For the time being, I would just like to recall (as has Laurent Dispot in La Règle. du Jeu, the review I edit), that in 1937, when the terrible Pius XII was still just Cardinal Pacelli, he co-authored the encyclical With Burning Anxiety, which today still remains one of the firmest and most eloquent of anti-Nazi manifestos.
For the time being, we owe it to historical accuracy to point out that, before engaging in clandestine action, opening—without saying so—his convents to Roman Jews hunted by the fascist bullies, the silent Pius XII made a number of speeches broadcast by radio, in particular at Christmas of 1941 and 1942.
After his death, they earned him the praise of Golda Meir, who knew the value of the spoken word and was not afraid to declare that “during ten years of Nazi terror, while our people suffered in dreadful agony, the Pope raised his voice to condemn the executioners”.
Not least, here is how Lévy responds to Benedict’s much-criticized visit to the central synagogue in Rome a week ago:
When he bowed his head in silence before the wreath of red roses placed before the plaque commemorating the martyrdom of 1021 deported Roman Jews, Benedict XVI was only doing his. duty, but he did it.
When Benedict XVI paid homage to the “faces” of these “men, women and children” rounded up as part of the project of “extermination of the people of the Covenant of Moses,” he was stating the obvious, but he said it.

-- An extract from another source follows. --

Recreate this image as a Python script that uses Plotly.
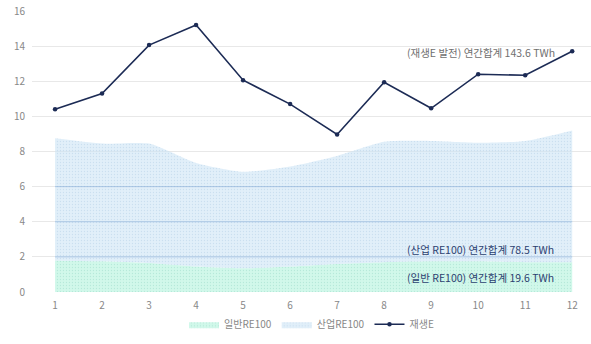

When Benedict XVI reiterates, word for word, the terms of John Paul II’s prayer at the Wailing Wall a decade ago, when Benedict XVI then asks “forgiveness” of the Jewish people, long the subject of pogroms inspired by the furor of an antisemitism essentially Catholic in nature and this, again, by reading John Paul II’s own words, it is time to stop repeating, like braying donkeys, that he is not going as far as his predecessor.